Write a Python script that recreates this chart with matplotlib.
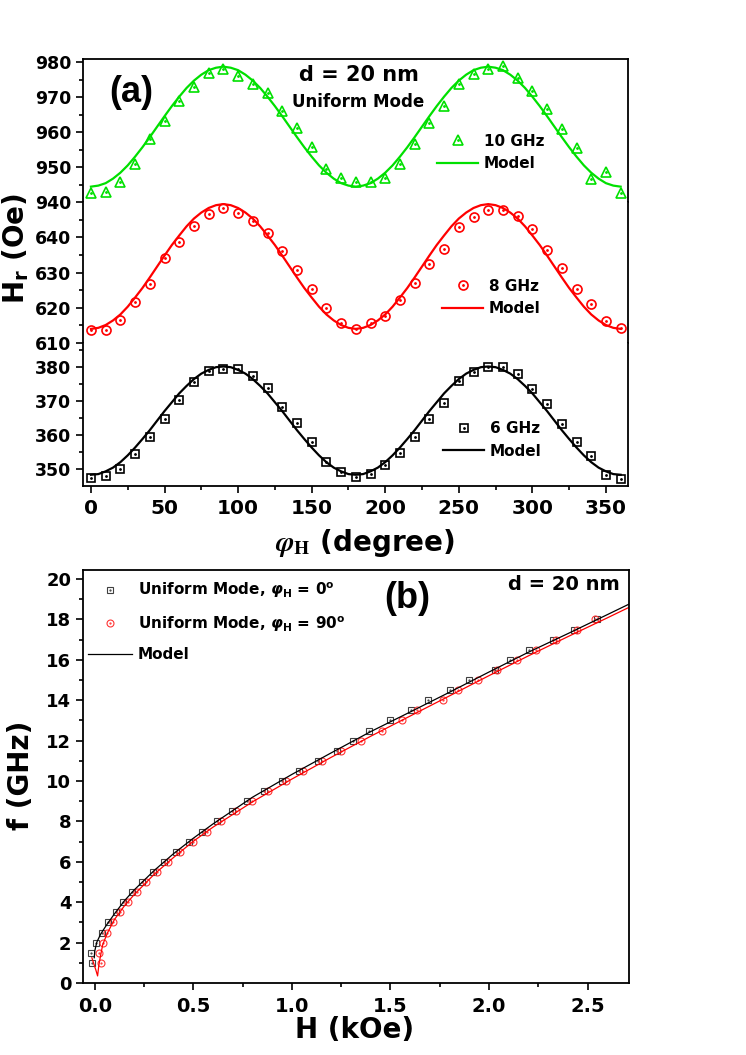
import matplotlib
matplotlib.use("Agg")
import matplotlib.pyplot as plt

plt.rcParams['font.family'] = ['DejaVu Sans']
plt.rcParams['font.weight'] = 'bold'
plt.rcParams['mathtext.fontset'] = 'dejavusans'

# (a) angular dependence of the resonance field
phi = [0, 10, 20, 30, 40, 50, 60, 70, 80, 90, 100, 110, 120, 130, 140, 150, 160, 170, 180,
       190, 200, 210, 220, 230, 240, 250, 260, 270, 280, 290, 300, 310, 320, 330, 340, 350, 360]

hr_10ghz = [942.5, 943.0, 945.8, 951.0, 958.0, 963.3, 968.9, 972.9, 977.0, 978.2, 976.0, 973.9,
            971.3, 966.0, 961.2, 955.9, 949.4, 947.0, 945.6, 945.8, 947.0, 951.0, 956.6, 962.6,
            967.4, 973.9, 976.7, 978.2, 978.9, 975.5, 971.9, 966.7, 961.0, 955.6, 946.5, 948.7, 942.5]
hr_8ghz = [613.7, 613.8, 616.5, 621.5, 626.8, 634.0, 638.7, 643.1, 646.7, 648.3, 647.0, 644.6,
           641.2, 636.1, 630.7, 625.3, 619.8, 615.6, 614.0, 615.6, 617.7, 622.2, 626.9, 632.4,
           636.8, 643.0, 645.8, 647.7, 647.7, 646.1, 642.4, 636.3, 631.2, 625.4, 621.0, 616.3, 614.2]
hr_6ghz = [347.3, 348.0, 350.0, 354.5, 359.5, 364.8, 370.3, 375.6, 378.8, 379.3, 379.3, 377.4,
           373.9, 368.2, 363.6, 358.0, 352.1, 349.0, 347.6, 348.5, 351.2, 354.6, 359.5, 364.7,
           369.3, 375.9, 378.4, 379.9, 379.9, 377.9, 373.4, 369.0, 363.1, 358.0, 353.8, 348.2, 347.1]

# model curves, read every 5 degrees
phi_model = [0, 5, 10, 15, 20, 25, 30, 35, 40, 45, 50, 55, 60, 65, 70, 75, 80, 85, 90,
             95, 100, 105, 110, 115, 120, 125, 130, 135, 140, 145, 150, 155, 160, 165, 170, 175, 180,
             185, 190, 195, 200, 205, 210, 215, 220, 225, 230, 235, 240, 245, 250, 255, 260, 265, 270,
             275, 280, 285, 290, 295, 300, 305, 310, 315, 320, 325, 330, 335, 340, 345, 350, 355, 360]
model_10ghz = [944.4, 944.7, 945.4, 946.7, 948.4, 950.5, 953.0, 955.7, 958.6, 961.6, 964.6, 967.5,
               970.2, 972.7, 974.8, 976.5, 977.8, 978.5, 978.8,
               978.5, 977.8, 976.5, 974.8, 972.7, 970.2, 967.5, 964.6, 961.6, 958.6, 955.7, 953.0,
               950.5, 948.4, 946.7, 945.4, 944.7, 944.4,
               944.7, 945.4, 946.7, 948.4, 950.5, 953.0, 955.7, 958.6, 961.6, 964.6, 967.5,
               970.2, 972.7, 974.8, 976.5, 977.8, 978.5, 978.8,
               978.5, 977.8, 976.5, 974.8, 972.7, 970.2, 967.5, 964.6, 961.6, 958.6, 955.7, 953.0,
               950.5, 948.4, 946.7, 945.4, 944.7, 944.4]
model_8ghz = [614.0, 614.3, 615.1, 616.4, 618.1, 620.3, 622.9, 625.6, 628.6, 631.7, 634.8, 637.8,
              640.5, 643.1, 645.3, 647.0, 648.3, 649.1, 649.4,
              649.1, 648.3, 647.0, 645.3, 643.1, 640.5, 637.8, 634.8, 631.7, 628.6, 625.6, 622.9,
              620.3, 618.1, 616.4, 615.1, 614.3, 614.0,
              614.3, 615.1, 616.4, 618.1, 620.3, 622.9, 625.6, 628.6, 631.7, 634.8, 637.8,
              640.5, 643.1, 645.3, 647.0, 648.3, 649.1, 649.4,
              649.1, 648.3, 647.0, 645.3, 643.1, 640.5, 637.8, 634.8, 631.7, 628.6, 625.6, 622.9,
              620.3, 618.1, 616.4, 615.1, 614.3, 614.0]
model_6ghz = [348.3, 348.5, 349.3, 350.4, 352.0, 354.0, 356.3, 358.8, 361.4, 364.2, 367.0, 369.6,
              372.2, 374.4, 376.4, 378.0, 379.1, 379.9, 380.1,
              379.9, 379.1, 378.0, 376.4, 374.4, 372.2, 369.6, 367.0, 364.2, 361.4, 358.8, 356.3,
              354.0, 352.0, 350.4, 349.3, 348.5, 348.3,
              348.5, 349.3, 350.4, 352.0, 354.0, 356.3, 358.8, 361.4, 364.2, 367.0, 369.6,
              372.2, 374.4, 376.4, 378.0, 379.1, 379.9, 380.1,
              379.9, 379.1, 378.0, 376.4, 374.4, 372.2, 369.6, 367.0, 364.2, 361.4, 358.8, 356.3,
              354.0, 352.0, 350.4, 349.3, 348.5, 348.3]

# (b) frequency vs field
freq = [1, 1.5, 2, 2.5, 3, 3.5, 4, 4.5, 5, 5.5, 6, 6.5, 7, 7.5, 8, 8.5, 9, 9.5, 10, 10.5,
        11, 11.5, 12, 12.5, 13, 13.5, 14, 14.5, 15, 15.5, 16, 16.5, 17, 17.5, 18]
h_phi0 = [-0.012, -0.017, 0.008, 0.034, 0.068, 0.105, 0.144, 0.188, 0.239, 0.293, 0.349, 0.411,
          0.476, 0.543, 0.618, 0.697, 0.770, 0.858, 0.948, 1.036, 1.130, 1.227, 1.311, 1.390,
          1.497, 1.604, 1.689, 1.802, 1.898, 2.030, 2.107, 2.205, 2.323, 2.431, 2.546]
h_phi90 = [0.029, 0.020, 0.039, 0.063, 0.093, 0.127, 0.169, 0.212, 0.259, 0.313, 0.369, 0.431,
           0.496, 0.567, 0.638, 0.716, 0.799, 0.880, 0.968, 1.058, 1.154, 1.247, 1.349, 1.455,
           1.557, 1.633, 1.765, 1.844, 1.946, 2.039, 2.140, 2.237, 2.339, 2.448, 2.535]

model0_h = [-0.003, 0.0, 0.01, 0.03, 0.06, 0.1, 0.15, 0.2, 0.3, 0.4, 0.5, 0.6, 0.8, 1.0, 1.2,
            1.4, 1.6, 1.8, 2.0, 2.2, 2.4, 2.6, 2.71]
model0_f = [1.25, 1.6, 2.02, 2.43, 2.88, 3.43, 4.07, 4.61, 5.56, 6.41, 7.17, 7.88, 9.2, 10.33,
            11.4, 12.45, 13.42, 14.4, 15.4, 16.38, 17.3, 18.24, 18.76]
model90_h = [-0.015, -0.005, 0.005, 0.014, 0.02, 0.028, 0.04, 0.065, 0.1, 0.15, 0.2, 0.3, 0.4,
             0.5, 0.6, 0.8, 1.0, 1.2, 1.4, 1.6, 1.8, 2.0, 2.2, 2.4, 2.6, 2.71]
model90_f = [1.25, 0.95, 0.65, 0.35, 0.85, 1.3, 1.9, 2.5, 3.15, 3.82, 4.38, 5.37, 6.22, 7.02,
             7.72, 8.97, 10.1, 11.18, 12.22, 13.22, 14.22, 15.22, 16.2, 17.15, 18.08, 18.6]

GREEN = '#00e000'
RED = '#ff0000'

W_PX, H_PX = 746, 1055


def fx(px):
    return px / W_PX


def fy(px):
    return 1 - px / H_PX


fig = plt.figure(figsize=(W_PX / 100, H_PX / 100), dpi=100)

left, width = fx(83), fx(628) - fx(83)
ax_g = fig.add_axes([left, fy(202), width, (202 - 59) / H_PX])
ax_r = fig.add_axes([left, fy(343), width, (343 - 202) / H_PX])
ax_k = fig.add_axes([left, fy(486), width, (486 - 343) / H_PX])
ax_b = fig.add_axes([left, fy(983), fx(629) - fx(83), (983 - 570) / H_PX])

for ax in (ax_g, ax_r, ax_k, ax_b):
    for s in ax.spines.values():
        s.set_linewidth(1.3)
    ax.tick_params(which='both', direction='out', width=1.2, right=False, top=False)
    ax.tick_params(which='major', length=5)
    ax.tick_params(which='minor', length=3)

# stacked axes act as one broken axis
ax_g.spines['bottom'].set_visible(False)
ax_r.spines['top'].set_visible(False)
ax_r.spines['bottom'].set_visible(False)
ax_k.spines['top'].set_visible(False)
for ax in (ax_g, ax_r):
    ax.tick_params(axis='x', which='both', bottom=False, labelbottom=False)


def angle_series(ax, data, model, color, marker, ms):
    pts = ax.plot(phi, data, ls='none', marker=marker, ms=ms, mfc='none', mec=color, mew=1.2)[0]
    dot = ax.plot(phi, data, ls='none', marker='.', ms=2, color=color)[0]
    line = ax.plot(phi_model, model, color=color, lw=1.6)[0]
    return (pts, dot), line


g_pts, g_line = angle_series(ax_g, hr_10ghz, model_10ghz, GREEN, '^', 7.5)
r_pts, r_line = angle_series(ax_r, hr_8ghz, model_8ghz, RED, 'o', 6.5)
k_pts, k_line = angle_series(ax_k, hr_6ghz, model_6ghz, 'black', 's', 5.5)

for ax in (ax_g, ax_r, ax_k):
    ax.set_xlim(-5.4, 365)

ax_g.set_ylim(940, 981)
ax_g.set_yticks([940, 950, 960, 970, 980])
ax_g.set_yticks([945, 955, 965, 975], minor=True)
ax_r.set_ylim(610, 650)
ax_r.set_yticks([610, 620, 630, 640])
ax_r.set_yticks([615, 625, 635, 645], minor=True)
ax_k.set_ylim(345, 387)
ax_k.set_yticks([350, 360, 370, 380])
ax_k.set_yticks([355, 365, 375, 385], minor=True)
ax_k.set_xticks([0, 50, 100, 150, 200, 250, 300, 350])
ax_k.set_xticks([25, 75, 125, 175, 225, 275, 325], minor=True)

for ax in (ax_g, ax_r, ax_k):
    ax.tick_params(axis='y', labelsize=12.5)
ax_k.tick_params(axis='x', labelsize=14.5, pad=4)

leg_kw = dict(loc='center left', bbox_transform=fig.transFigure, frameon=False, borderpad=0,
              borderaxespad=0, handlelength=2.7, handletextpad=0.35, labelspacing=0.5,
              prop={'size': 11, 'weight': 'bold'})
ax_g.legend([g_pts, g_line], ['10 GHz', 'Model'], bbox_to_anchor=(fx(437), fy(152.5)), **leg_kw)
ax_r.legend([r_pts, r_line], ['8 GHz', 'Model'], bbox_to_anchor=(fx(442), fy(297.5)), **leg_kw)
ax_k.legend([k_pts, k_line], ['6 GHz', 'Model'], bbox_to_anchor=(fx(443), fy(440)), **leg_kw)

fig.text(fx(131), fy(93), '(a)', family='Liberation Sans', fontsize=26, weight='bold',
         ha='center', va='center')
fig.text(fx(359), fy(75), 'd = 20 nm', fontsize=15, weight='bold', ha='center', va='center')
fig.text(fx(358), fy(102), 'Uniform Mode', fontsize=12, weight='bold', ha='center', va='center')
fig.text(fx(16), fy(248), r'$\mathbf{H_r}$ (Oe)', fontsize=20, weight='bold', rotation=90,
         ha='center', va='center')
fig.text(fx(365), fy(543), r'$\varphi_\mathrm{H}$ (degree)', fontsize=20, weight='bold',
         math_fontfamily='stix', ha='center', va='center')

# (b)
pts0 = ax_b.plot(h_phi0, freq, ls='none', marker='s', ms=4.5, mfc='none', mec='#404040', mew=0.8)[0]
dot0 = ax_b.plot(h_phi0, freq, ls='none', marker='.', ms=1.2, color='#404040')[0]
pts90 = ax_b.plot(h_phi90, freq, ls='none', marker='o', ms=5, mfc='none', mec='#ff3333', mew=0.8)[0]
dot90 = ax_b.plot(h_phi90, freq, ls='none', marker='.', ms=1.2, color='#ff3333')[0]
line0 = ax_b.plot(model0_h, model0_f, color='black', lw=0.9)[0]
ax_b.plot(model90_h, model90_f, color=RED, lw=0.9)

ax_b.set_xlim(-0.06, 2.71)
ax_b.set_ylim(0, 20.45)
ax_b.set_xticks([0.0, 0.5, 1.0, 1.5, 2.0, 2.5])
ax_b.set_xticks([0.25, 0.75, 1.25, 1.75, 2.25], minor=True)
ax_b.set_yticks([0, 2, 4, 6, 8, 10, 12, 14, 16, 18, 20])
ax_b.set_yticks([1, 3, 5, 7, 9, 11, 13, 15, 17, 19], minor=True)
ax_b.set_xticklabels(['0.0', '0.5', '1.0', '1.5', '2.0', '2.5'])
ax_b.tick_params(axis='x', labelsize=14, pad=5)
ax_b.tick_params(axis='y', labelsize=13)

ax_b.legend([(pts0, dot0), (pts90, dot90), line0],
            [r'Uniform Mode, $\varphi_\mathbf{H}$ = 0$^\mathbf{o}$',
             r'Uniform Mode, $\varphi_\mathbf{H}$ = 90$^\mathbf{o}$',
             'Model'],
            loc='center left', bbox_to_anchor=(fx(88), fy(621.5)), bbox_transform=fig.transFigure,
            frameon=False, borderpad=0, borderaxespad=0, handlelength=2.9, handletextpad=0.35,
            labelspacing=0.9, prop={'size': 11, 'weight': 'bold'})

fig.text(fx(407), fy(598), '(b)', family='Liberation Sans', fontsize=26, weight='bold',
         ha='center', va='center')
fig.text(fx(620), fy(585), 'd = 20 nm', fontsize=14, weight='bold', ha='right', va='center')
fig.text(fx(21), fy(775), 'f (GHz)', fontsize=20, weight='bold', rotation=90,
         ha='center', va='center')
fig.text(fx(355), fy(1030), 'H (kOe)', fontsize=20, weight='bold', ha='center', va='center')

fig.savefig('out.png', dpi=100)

---*---

- _Requirement_:
Begin at the first line of the data above and repeat each line exactly, stopping after the line containing "plt.rcParams['mathtext.fontset'] = 'dejavusans'". Omit the pictures.

- _Result of this exercise_:
Write a Python script that recreates this chart with matplotlib.
import matplotlib
matplotlib.use("Agg")
import matplotlib.pyplot as plt

plt.rcParams['font.family'] = ['DejaVu Sans']
plt.rcParams['font.weight'] = 'bold'
plt.rcParams['mathtext.fontset'] = 'dejavusans'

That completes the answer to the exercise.